+++ Collected material +++
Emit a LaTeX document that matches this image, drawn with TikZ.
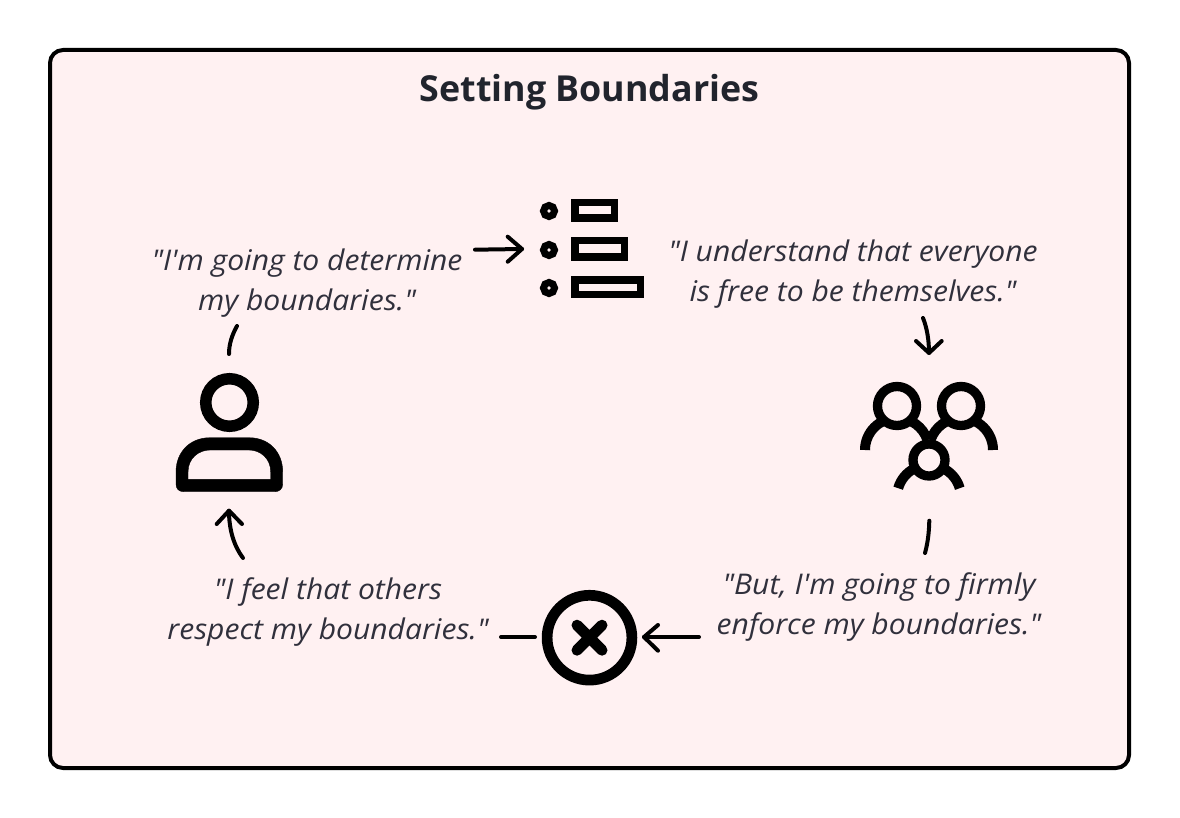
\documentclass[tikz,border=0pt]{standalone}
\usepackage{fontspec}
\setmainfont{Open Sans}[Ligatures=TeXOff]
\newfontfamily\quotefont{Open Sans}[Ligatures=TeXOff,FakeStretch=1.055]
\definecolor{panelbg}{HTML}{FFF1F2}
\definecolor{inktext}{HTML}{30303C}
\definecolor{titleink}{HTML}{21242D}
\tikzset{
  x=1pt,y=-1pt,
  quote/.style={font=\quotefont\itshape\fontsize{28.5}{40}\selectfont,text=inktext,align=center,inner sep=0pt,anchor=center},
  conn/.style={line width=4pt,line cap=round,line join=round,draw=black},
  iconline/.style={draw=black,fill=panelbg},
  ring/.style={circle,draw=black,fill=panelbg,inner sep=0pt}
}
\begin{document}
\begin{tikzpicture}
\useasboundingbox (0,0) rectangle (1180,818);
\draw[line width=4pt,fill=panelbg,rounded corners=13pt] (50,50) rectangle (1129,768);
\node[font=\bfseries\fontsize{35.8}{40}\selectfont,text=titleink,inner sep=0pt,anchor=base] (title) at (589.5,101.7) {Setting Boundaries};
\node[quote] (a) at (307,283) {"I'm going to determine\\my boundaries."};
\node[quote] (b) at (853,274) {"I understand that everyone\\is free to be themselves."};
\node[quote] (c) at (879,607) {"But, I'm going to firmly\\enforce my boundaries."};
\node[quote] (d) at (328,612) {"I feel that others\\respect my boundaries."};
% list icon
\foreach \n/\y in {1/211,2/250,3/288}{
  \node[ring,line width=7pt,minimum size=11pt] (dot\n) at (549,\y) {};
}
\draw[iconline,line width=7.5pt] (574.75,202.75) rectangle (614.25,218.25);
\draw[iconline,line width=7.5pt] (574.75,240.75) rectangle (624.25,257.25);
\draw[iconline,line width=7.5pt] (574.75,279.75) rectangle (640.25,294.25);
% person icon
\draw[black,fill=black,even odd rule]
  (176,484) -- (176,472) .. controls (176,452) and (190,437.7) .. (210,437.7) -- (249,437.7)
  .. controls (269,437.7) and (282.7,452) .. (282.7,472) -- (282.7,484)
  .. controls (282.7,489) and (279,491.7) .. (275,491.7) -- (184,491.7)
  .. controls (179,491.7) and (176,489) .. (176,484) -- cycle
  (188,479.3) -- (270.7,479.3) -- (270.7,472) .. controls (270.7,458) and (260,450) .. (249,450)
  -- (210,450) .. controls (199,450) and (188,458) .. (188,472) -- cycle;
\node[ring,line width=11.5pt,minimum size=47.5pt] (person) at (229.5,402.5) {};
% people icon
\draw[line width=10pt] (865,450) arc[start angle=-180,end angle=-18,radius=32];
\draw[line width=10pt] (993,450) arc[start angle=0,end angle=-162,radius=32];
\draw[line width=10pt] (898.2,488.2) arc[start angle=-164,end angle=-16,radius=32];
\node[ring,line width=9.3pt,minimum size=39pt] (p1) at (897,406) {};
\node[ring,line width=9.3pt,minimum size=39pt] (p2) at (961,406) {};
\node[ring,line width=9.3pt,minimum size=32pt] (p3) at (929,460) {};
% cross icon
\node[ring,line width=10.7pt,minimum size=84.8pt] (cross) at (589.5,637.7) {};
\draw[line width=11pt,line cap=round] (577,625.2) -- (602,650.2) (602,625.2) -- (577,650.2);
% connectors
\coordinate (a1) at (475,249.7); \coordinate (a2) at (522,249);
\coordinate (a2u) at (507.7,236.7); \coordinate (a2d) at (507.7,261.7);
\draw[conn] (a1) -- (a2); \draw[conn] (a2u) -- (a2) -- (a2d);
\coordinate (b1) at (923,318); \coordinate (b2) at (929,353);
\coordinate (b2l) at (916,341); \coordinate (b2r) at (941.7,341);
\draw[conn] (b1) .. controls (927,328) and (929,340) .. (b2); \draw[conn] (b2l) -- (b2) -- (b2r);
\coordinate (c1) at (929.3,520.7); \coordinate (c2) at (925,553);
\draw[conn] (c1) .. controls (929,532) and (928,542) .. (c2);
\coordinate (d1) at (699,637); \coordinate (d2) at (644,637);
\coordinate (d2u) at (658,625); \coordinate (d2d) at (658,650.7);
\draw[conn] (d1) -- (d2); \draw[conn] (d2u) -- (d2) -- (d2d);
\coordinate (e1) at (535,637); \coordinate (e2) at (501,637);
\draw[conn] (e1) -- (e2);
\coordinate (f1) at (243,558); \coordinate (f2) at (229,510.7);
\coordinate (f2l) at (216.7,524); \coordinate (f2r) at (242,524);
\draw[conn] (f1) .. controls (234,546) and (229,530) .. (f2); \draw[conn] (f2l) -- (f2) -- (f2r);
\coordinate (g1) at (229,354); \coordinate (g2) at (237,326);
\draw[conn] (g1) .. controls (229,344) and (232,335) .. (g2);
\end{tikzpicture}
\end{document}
+++
Task: Reproduce the material above verbatim; omit every picture.

Result for this exercise:
Emit a LaTeX document that matches this image, drawn with TikZ.
\documentclass[tikz,border=0pt]{standalone}
\usepackage{fontspec}
\setmainfont{Open Sans}[Ligatures=TeXOff]
\newfontfamily\quotefont{Open Sans}[Ligatures=TeXOff,FakeStretch=1.055]
\definecolor{panelbg}{HTML}{FFF1F2}
\definecolor{inktext}{HTML}{30303C}
\definecolor{titleink}{HTML}{21242D}
\tikzset{
  x=1pt,y=-1pt,
  quote/.style={font=\quotefont\itshape\fontsize{28.5}{40}\selectfont,text=inktext,align=center,inner sep=0pt,anchor=center},
  conn/.style={line width=4pt,line cap=round,line join=round,draw=black},
  iconline/.style={draw=black,fill=panelbg},
  ring/.style={circle,draw=black,fill=panelbg,inner sep=0pt}
}
\begin{document}
\begin{tikzpicture}
\useasboundingbox (0,0) rectangle (1180,818);
\draw[line width=4pt,fill=panelbg,rounded corners=13pt] (50,50) rectangle (1129,768);
\node[font=\bfseries\fontsize{35.8}{40}\selectfont,text=titleink,inner sep=0pt,anchor=base] (title) at (589.5,101.7) {Setting Boundaries};
\node[quote] (a) at (307,283) {"I'm going to determine\\my boundaries."};
\node[quote] (b) at (853,274) {"I understand that everyone\\is free to be themselves."};
\node[quote] (c) at (879,607) {"But, I'm going to firmly\\enforce my boundaries."};
\node[quote] (d) at (328,612) {"I feel that others\\respect my boundaries."};
% list icon
\foreach \n/\y in {1/211,2/250,3/288}{
  \node[ring,line width=7pt,minimum size=11pt] (dot\n) at (549,\y) {};
}
\draw[iconline,line width=7.5pt] (574.75,202.75) rectangle (614.25,218.25);
\draw[iconline,line width=7.5pt] (574.75,240.75) rectangle (624.25,257.25);
\draw[iconline,line width=7.5pt] (574.75,279.75) rectangle (640.25,294.25);
% person icon
\draw[black,fill=black,even odd rule]
  (176,484) -- (176,472) .. controls (176,452) and (190,437.7) .. (210,437.7) -- (249,437.7)
  .. controls (269,437.7) and (282.7,452) .. (282.7,472) -- (282.7,484)
  .. controls (282.7,489) and (279,491.7) .. (275,491.7) -- (184,491.7)
  .. controls (179,491.7) and (176,489) .. (176,484) -- cycle
  (188,479.3) -- (270.7,479.3) -- (270.7,472) .. controls (270.7,458) and (260,450) .. (249,450)
  -- (210,450) .. controls (199,450) and (188,458) .. (188,472) -- cycle;
\node[ring,line width=11.5pt,minimum size=47.5pt] (person) at (229.5,402.5) {};
% people icon
\draw[line width=10pt] (865,450) arc[start angle=-180,end angle=-18,radius=32];
\draw[line width=10pt] (993,450) arc[start angle=0,end angle=-162,radius=32];
\draw[line width=10pt] (898.2,488.2) arc[start angle=-164,end angle=-16,radius=32];
\node[ring,line width=9.3pt,minimum size=39pt] (p1) at (897,406) {};
\node[ring,line width=9.3pt,minimum size=39pt] (p2) at (961,406) {};
\node[ring,line width=9.3pt,minimum size=32pt] (p3) at (929,460) {};
% cross icon
\node[ring,line width=10.7pt,minimum size=84.8pt] (cross) at (589.5,637.7) {};
\draw[line width=11pt,line cap=round] (577,625.2) -- (602,650.2) (602,625.2) -- (577,650.2);
% connectors
\coordinate (a1) at (475,249.7); \coordinate (a2) at (522,249);
\coordinate (a2u) at (507.7,236.7); \coordinate (a2d) at (507.7,261.7);
\draw[conn] (a1) -- (a2); \draw[conn] (a2u) -- (a2) -- (a2d);
\coordinate (b1) at (923,318); \coordinate (b2) at (929,353);
\coordinate (b2l) at (916,341); \coordinate (b2r) at (941.7,341);
\draw[conn] (b1) .. controls (927,328) and (929,340) .. (b2); \draw[conn] (b2l) -- (b2) -- (b2r);
\coordinate (c1) at (929.3,520.7); \coordinate (c2) at (925,553);
\draw[conn] (c1) .. controls (929,532) and (928,542) .. (c2);
\coordinate (d1) at (699,637); \coordinate (d2) at (644,637);
\coordinate (d2u) at (658,625); \coordinate (d2d) at (658,650.7);
\draw[conn] (d1) -- (d2); \draw[conn] (d2u) -- (d2) -- (d2d);
\coordinate (e1) at (535,637); \coordinate (e2) at (501,637);
\draw[conn] (e1) -- (e2);
\coordinate (f1) at (243,558); \coordinate (f2) at (229,510.7);
\coordinate (f2l) at (216.7,524); \coordinate (f2r) at (242,524);
\draw[conn] (f1) .. controls (234,546) and (229,530) .. (f2); \draw[conn] (f2l) -- (f2) -- (f2r);
\coordinate (g1) at (229,354); \coordinate (g2) at (237,326);
\draw[conn] (g1) .. controls (229,344) and (232,335) .. (g2);
\end{tikzpicture}
\end{document}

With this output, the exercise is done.